I also hope it will give each of those individual young people who get to vote that chance to learn about democracy, and give the youth councillors themselves that opportunity to learn about civic engagement and serving the community.”
When asked about her thoughts on lowering the minimum age to vote in Australia, Ms Azaria said that the Foundation for Young Australians is backing the Make It 16 campaign, which is a group of young people who are advocating for lowering the minimum voting age to 16.
“Because if you’re able to drive a car, to work, to pay tax, and to serve in the defence force, you should be able to also vote for the government that runs all of those services, so yes, I do think that young people should be able to vote before they turn 18.”
Youth Council achievements to date
While its early days in Australia – with the first two youth councils having only just been elected – Young Mayors has already seen a great deal of success overseas, with youth councils undertaking a number of important projects in the UK.

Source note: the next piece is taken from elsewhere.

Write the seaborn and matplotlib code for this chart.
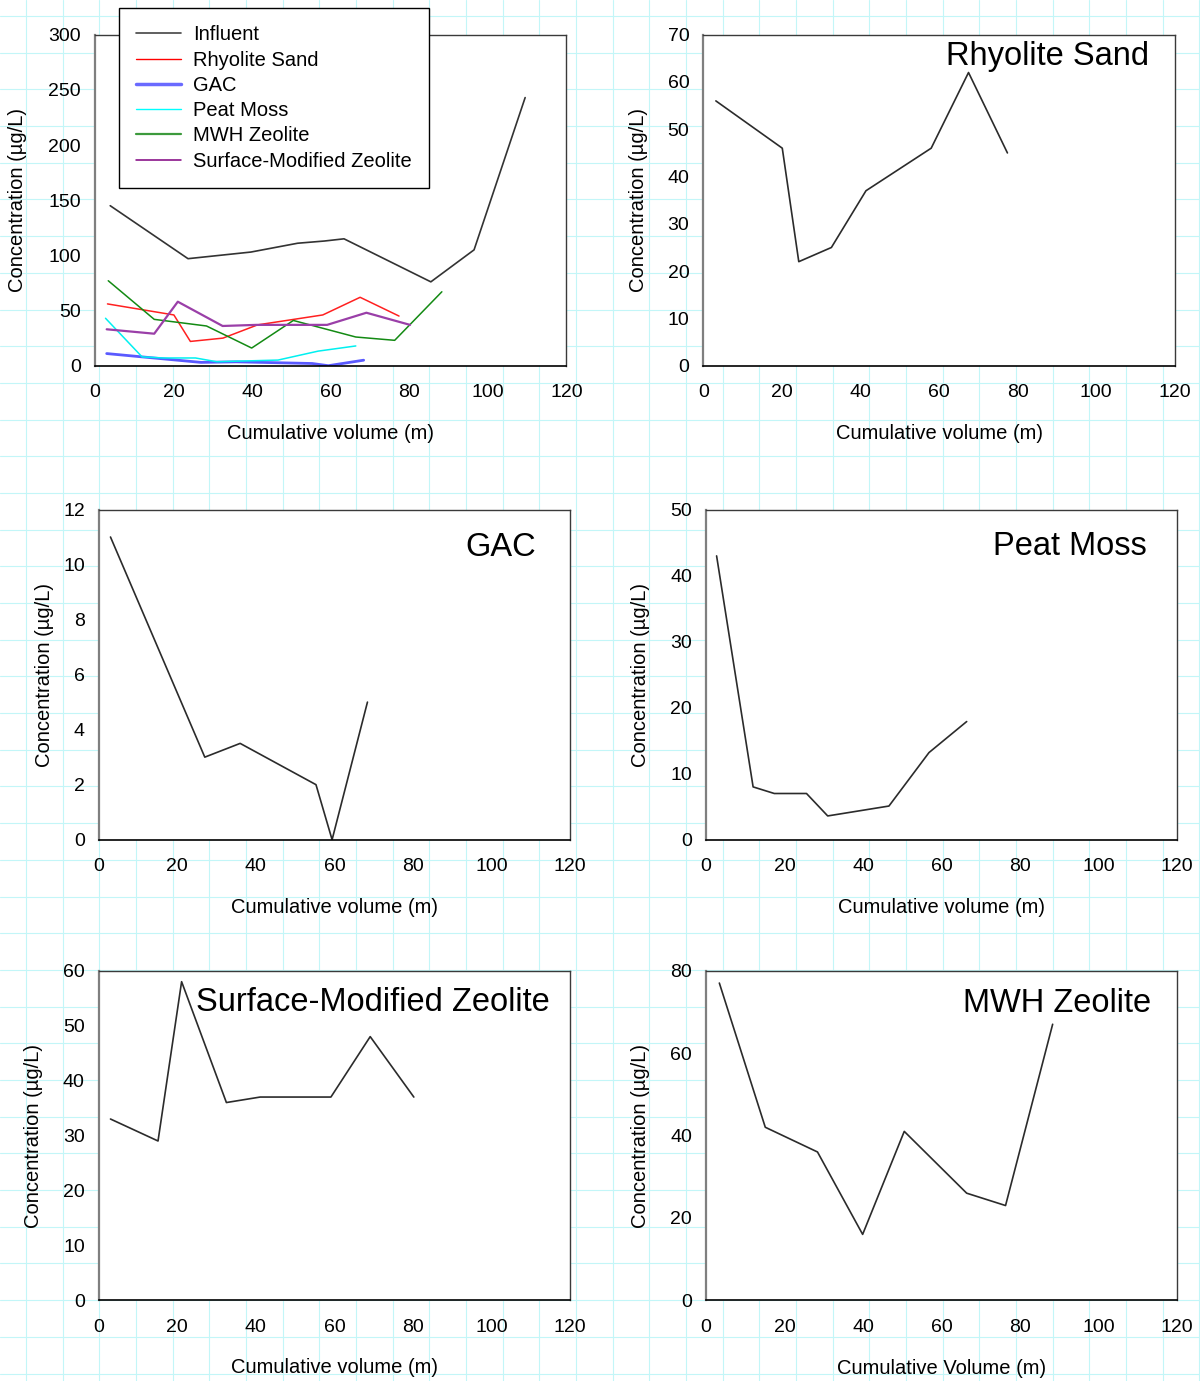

In Oldham, a youth council ran an award winning road safety education campaign, hosting workshops, designing advertising, installing speed cameras, and even producing a play. Ms Azaria shared an example of one youth council from Bristol, which stood out to her.
“There was a particular council that had, in their local government area, breakfast clubs through schools for young people in the schooling system. “When it came to holiday time, those young people would go hungry, so the youth council then put together a proposal to extend the breakfast club into school holidays so that no young person would go hungry, no matter what day of the year it was.”
Ms Azaria explained that projects like this, that have been the catalyst for positive community changes, have led her to expect some innovative ideas from young people in Australia as well. “It’s very early for our pilots, so we’re not quite there yet. We’ve only just elected our first two councils, but already they’re talking about issues like road safety and safety at outdoor spaces like skate parks. “I guess time will tell.